Вспомнил ли король об этом обещании? Да, ибо в следующем году Даммартен был назначен наместником Парижа и Иль-де-Франса.
Человек, которому король стал оказывать в это время полное доверие, был не кто иной, как Крев-Кёр, — фламандец, чья семья была обязана герцогу Бургундскому всем, тот, кто оберегал для Людовика XI старую часть города Арраса.
Он оберегал его так хорошо, что Аррас дважды поднимал восстание. Когда произошло второе восстание, Людовик XI заявил, что Арраса больше не будет.
И в самом деле, он выгнал оттуда всех жителей, которым пришлось покинуть город, оставив там все свои пожитки.
Затем пришлось посылать за целыми семьями даже в Лангедок и искать ремесленников, которыми заново заселили город. Долгое время церкви в Аррасе оставались закрытыми, ибо ни один священник не соглашался служить там.
Именно г-н де Крев-Кёр командовал войсками в сражении при Гинегате — в знаменитой битве шпор, о которой читатель осведомлен.
Фламандцы решили вернуть себе Теруан, несчастный город, разграблению которого предстояло позднее войти в поговорку: «Разграблен, как Теруан». Вместе с ними в поход двинулись три тысячи немецких аркебузиров, пятьсот английских лучников, Ромон со своими савоярами — им удалось целыми и невредимыми выбраться из-под Муртена, найдя дорогу между двух озер, — и вся знать Фландрии и Эно под предводительством молодого эрцгерцога Максимилиана: в общей сложности двадцать семь или двадцать восемь тысяч человек.
Крев-Кёр был послан Людовиком XI на выручку Теру- ану; он имел приказ не вступать в бой, чтобы дать фламандцам время потерять боевой дух и разойтись по домам; все хорошо знали этих славных фламандцев и были убеждены (по крайней мере, в этом был убежден Людовик XI), что понадобятся всего две или три недели, чтобы тоска по дому заставила фламандцев обратиться в бегство.

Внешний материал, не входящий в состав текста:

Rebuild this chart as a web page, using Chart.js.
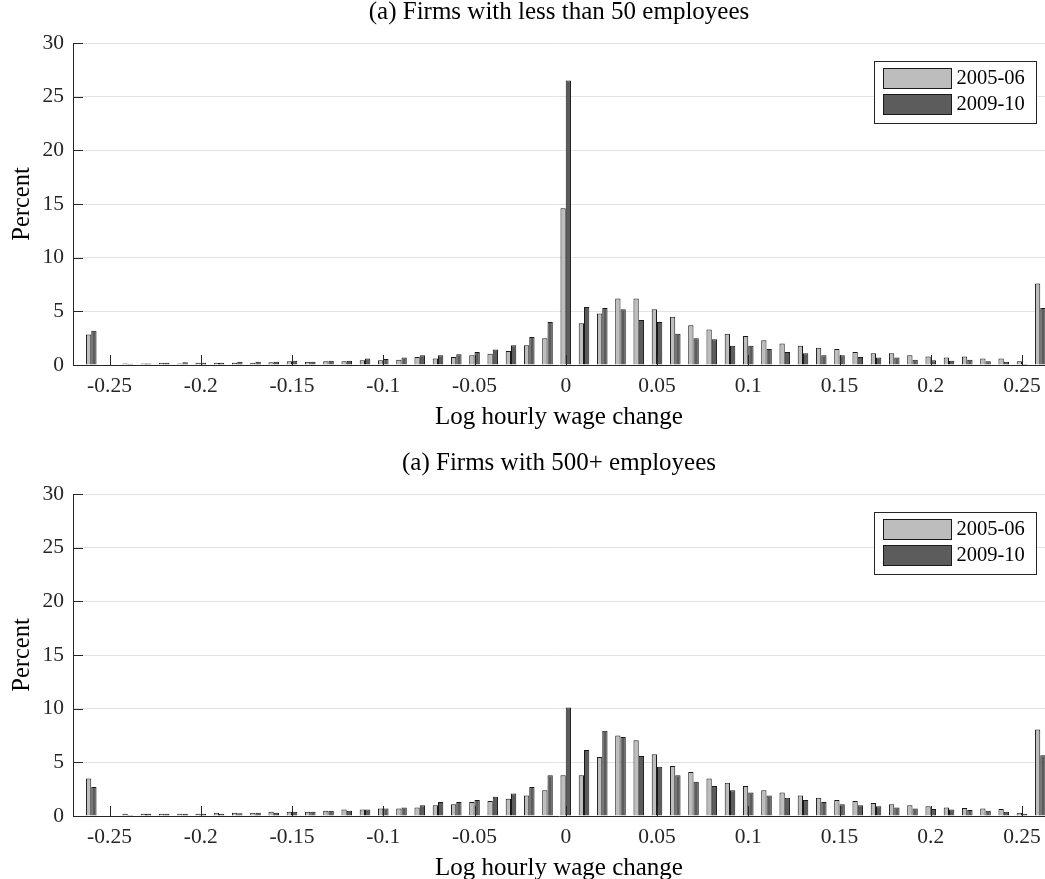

Однако в данном случае военачальник был выбран неудачно: вероятно, кто-нибудь другой и смог бы сыграть роль Фабия, противостоящего Ганнибалу, но это нельзя было доверять человеку, выведенному из себя оскорблениями со стороны фламандской знати и угрозой Максимилиана вычеркнуть его имя из списка рыцарей ордена Золотого Руна.
Армии сошлись в тот момент, когда Крев-Кёр со своими солдатами спускался с холма Гинегаты.
Крев-Кёр располагал всего лишь четырнадцатью тысячами пехотинцев, но тяжеловооруженных воинов у него было вдвое больше, чем у Максимилиана.
Это была необычная битва.
Крев-Кёр со всей своей тяжелой кавалерией ринулся на фламандских и имперских дворян; те не могли выдержать подобного натиска, и Крев-Кёр отрезал их от остальной части армии. Они обратились в бегство, а Крев-Кёр стал преследовать их; тогда они пришпорили коней и увлекли его за собой.
А вот что происходило на самом поле боя, пока Крев- Кёр, исполняя роль солдата, оставил свою армию без военачальника.
Наши лучники, оказавшись под ударом трех тысяч немецких аркебузиров, по большей части тирольцев, охотников на серн, как и их принц Максимилиан, кинулись на фламандцев, которые встретили их ударами пик.
Лучники отступили.
Тем временем гарнизон Теруана — французский гарнизон — совершил вылазку и ударил фламандцам в тыл, но, к несчастью, по дороге он наткнулся на вражеский лагерь и принялся грабить его.
Фламандцы развернулись и бросились на грабителей.
Лучники, со своей стороны, увидев, что фламандцы повернули назад, воспрянули духом и пошли в атаку.
Но в эту минуту они сообразили, что для них есть занятие получше, чем атаковать фламандцев, а именно, помогать французскому гарнизону грабить лагерь: согласно пословице, тем, кто приходит последним, достаются лишь кости.
Распалившись, они занялись грабежом, а затем, когда на пути у них оказалась артиллерия, они захватили ее и повернули против врага.
Однако в этот момент Максимилиан и Ромон вместе со всей армией, располагая меньшим количеством латников, чем их было в том отряде, который по-прежнему продолжал преследовать Крев-Кёр, набросились на расхитителей лагеря.
Молодой эрцгерцог, для которого эта битва стала боевым крещением, совершал чудеса: он собственной рукой убил четверых или пятерых солдат, отбил свою артиллерию и обратил в бегство всех этих гнусных грабителей.